- **Data listing**:
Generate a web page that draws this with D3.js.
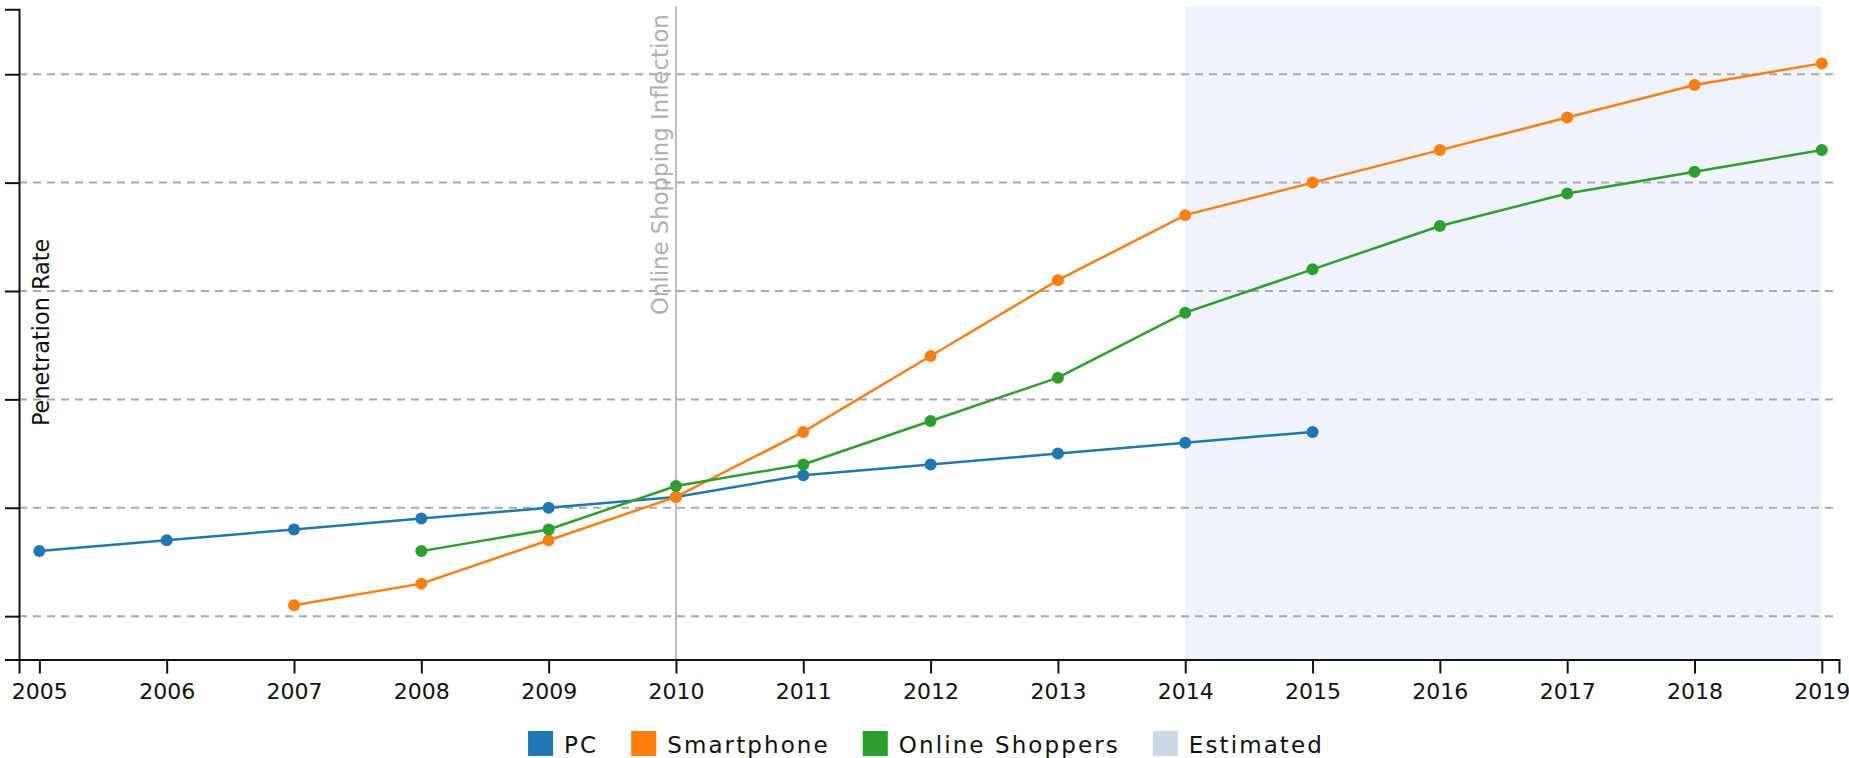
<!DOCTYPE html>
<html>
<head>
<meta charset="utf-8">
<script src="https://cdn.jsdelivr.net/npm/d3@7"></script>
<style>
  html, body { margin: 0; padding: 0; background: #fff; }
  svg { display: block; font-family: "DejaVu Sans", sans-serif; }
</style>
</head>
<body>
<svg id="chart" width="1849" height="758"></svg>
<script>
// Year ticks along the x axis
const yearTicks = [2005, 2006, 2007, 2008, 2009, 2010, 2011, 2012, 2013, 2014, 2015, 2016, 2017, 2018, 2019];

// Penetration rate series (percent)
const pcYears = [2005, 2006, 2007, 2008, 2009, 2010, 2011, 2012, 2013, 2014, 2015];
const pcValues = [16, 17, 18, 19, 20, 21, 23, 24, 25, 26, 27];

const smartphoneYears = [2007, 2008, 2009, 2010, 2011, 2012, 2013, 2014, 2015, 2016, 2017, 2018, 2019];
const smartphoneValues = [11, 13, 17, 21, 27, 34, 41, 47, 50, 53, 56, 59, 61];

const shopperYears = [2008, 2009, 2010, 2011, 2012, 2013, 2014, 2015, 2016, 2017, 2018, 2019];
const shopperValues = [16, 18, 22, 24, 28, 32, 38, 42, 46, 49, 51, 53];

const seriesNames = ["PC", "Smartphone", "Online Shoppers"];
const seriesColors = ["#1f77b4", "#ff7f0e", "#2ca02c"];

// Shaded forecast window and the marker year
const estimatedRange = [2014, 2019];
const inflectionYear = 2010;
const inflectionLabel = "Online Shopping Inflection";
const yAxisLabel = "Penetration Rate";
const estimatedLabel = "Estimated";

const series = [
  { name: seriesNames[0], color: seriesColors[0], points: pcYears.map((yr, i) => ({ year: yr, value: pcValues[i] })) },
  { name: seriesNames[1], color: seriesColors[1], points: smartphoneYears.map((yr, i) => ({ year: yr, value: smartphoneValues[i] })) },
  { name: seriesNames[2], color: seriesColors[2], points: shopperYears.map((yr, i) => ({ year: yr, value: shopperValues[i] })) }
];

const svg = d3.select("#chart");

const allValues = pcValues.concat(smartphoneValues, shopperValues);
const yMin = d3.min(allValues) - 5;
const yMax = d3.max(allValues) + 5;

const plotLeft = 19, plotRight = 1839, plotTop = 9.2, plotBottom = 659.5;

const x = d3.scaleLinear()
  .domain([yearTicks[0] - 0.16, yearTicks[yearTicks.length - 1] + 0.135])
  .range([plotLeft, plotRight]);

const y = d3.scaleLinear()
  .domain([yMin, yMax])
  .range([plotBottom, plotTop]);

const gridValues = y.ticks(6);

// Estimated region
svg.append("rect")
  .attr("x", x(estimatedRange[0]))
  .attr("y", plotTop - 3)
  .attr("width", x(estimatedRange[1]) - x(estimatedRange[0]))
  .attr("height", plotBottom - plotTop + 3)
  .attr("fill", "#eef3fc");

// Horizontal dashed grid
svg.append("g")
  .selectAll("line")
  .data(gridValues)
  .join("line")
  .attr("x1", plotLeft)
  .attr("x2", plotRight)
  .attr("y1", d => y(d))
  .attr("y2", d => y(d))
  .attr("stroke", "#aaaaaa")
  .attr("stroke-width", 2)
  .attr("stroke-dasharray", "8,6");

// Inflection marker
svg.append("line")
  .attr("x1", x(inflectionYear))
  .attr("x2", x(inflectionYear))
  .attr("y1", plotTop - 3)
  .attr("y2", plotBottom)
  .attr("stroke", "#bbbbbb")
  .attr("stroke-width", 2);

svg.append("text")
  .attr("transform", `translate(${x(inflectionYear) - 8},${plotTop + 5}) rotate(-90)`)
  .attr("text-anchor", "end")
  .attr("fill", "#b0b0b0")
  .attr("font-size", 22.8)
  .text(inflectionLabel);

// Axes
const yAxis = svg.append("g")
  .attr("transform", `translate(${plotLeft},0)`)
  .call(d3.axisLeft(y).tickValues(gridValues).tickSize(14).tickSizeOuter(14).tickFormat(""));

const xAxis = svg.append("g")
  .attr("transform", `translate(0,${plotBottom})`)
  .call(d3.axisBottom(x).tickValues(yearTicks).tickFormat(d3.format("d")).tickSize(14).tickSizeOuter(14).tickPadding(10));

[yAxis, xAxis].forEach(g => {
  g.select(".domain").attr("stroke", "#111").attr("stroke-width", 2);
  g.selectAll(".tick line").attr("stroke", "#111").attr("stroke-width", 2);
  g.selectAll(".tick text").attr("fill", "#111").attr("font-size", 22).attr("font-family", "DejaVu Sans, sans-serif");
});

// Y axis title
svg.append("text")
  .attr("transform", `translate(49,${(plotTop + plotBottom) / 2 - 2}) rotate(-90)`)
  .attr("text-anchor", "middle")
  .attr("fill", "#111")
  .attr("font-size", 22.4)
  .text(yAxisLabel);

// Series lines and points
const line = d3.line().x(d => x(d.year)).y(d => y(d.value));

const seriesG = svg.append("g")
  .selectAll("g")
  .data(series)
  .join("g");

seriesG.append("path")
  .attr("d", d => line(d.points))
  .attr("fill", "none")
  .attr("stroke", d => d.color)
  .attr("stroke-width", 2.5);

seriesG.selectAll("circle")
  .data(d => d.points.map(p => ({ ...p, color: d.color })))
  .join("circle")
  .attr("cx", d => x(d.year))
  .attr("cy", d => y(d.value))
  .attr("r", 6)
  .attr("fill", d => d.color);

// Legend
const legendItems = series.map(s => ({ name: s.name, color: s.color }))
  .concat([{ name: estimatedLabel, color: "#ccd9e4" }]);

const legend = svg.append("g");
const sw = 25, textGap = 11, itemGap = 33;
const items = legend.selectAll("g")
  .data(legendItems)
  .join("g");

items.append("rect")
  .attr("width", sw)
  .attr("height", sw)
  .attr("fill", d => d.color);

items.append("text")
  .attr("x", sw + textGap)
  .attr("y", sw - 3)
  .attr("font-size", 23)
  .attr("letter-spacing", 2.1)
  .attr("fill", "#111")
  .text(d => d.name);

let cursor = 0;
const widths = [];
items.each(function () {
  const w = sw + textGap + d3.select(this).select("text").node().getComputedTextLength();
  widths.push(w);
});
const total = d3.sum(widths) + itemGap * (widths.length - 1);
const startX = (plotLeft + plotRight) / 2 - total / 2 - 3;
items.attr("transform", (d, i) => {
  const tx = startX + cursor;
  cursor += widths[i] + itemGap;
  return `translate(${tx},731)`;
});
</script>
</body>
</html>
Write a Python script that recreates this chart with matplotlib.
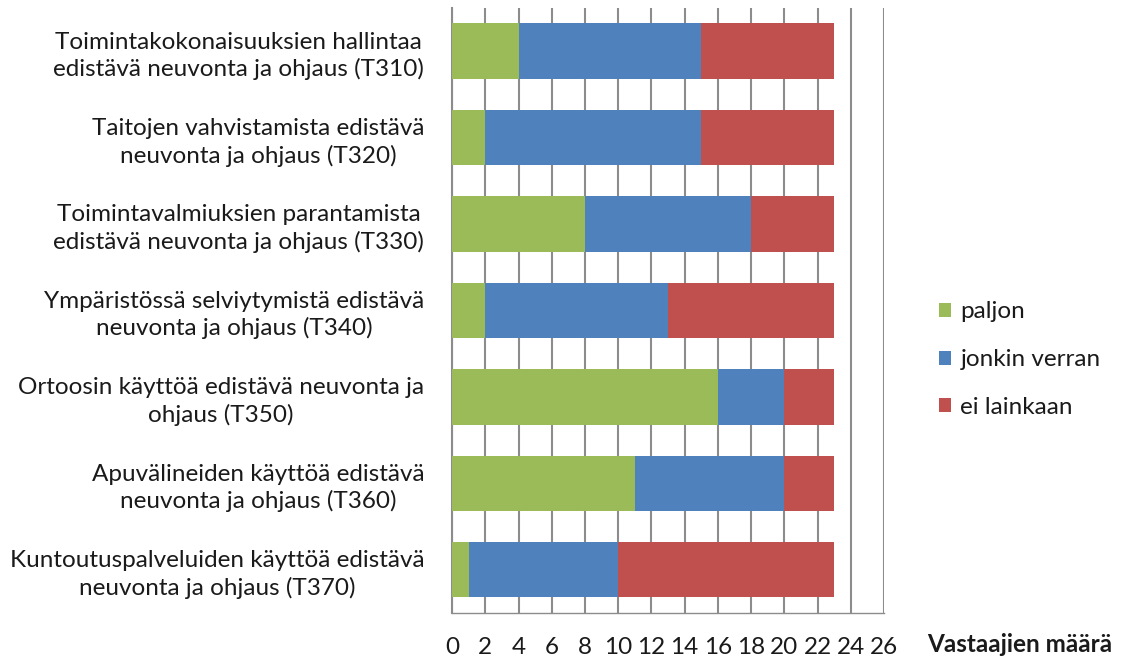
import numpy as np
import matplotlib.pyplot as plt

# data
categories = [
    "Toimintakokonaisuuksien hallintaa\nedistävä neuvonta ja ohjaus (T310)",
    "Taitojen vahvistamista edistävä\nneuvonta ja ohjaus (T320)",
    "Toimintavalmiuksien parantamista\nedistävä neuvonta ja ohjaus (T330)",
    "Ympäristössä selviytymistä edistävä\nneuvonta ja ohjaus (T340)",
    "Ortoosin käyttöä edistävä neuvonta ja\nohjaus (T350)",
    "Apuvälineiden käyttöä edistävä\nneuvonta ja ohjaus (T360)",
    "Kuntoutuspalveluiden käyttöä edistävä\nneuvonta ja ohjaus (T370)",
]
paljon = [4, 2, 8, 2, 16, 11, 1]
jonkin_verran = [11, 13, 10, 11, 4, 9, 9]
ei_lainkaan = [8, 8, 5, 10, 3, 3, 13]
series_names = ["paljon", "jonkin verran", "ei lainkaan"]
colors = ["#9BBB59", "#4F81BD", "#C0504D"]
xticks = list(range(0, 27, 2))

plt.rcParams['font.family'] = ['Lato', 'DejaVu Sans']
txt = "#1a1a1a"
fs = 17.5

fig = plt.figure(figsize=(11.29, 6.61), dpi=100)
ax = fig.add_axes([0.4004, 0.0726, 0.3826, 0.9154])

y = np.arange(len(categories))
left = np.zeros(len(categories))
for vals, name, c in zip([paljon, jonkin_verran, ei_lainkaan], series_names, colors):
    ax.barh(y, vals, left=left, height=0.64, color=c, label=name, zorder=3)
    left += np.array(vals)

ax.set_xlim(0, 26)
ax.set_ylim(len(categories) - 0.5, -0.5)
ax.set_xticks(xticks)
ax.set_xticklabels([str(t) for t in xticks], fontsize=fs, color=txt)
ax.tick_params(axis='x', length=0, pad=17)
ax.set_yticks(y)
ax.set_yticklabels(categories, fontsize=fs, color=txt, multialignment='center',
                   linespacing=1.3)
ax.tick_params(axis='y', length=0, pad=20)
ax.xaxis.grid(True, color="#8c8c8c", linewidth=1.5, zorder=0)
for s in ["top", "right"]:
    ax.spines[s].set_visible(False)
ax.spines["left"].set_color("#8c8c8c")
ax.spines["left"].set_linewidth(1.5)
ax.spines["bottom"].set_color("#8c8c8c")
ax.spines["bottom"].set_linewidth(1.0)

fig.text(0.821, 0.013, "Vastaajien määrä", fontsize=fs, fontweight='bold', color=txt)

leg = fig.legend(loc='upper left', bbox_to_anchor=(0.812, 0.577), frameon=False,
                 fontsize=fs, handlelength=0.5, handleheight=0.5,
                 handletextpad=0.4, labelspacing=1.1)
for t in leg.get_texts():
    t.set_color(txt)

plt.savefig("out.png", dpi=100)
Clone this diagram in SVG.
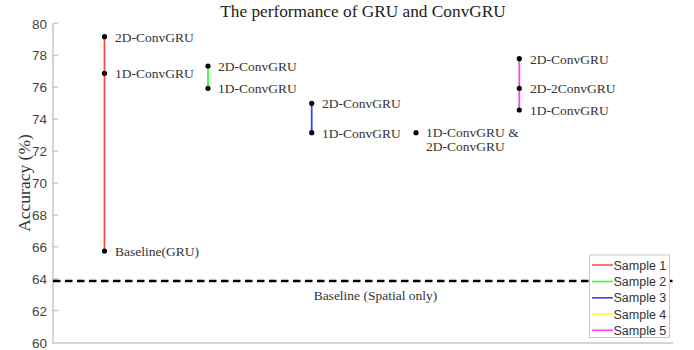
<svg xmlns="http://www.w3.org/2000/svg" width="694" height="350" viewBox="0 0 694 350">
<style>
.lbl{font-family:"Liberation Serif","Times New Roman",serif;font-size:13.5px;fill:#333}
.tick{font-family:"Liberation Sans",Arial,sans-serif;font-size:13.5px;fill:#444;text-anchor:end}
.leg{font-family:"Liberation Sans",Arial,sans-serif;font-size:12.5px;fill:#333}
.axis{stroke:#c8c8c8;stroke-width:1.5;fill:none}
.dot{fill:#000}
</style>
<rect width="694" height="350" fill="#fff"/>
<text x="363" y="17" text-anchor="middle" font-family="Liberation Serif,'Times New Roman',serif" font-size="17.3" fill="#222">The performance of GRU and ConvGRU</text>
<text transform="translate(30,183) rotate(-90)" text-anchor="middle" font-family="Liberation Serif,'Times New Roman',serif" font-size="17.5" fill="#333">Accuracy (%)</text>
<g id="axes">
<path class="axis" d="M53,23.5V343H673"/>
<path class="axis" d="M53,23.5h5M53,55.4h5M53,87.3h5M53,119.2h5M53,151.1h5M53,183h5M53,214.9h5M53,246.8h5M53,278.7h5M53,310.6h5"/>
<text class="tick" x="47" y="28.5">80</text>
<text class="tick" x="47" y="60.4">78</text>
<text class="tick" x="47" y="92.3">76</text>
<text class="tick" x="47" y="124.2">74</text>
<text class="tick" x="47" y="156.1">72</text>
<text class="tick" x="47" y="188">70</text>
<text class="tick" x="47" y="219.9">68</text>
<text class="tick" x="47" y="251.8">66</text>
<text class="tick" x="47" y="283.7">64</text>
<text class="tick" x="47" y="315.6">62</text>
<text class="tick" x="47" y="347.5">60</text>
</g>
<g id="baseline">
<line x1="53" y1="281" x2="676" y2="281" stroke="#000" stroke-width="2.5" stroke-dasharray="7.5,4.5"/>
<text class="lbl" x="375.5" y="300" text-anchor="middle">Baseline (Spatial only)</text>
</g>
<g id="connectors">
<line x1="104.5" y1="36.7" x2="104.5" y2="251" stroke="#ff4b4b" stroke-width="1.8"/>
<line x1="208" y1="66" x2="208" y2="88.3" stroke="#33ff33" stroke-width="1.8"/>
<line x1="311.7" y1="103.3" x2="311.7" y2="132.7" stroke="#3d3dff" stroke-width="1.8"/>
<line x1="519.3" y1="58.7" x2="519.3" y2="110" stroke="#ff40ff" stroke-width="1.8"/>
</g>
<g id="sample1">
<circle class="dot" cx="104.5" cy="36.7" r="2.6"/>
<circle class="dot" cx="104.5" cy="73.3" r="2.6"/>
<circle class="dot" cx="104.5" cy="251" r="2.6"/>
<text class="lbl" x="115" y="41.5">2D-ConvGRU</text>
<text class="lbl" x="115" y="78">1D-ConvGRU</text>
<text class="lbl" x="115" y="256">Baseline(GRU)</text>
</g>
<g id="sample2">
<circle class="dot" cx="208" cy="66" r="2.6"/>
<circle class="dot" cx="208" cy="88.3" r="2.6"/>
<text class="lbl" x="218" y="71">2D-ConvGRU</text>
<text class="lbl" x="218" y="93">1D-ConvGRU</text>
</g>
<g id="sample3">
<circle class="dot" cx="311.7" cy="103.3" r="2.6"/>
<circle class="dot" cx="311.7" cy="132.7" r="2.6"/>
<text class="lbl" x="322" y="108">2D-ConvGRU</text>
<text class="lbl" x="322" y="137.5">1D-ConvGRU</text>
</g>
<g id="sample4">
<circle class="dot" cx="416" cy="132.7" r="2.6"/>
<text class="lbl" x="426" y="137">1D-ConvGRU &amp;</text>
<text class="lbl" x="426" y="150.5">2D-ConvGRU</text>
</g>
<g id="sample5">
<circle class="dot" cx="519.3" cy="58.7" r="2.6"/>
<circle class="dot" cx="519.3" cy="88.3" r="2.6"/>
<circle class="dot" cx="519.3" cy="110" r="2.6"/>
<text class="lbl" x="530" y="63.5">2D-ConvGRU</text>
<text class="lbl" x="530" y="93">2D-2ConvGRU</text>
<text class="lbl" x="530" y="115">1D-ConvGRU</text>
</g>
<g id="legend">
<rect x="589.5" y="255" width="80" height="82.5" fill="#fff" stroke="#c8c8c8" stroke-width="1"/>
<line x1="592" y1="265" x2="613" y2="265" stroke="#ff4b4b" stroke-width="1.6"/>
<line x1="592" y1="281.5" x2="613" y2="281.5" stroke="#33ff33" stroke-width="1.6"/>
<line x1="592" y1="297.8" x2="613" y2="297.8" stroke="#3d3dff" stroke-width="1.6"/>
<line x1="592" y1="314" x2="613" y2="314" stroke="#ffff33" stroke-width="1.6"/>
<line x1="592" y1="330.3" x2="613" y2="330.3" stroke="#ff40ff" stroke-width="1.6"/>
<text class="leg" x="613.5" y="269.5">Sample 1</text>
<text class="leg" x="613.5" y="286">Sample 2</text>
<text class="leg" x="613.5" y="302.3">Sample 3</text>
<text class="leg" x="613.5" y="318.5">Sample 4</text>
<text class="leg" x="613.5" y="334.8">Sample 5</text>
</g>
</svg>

- **Set task**: Leave the pictures aside and restate exactly the lines from the one containing "Write a Python" to the one containing "left += np.array(vals)", those two lines included.

- **Written response**:
Write a Python script that recreates this chart with matplotlib.
import numpy as np
import matplotlib.pyplot as plt

# data
categories = [
    "Toimintakokonaisuuksien hallintaa\nedistävä neuvonta ja ohjaus (T310)",
    "Taitojen vahvistamista edistävä\nneuvonta ja ohjaus (T320)",
    "Toimintavalmiuksien parantamista\nedistävä neuvonta ja ohjaus (T330)",
    "Ympäristössä selviytymistä edistävä\nneuvonta ja ohjaus (T340)",
    "Ortoosin käyttöä edistävä neuvonta ja\nohjaus (T350)",
    "Apuvälineiden käyttöä edistävä\nneuvonta ja ohjaus (T360)",
    "Kuntoutuspalveluiden käyttöä edistävä\nneuvonta ja ohjaus (T370)",
]
paljon = [4, 2, 8, 2, 16, 11, 1]
jonkin_verran = [11, 13, 10, 11, 4, 9, 9]
ei_lainkaan = [8, 8, 5, 10, 3, 3, 13]
series_names = ["paljon", "jonkin verran", "ei lainkaan"]
colors = ["#9BBB59", "#4F81BD", "#C0504D"]
xticks = list(range(0, 27, 2))

plt.rcParams['font.family'] = ['Lato', 'DejaVu Sans']
txt = "#1a1a1a"
fs = 17.5

fig = plt.figure(figsize=(11.29, 6.61), dpi=100)
ax = fig.add_axes([0.4004, 0.0726, 0.3826, 0.9154])

y = np.arange(len(categories))
left = np.zeros(len(categories))
for vals, name, c in zip([paljon, jonkin_verran, ei_lainkaan], series_names, colors):
    ax.barh(y, vals, left=left, height=0.64, color=c, label=name, zorder=3)
    left += np.array(vals)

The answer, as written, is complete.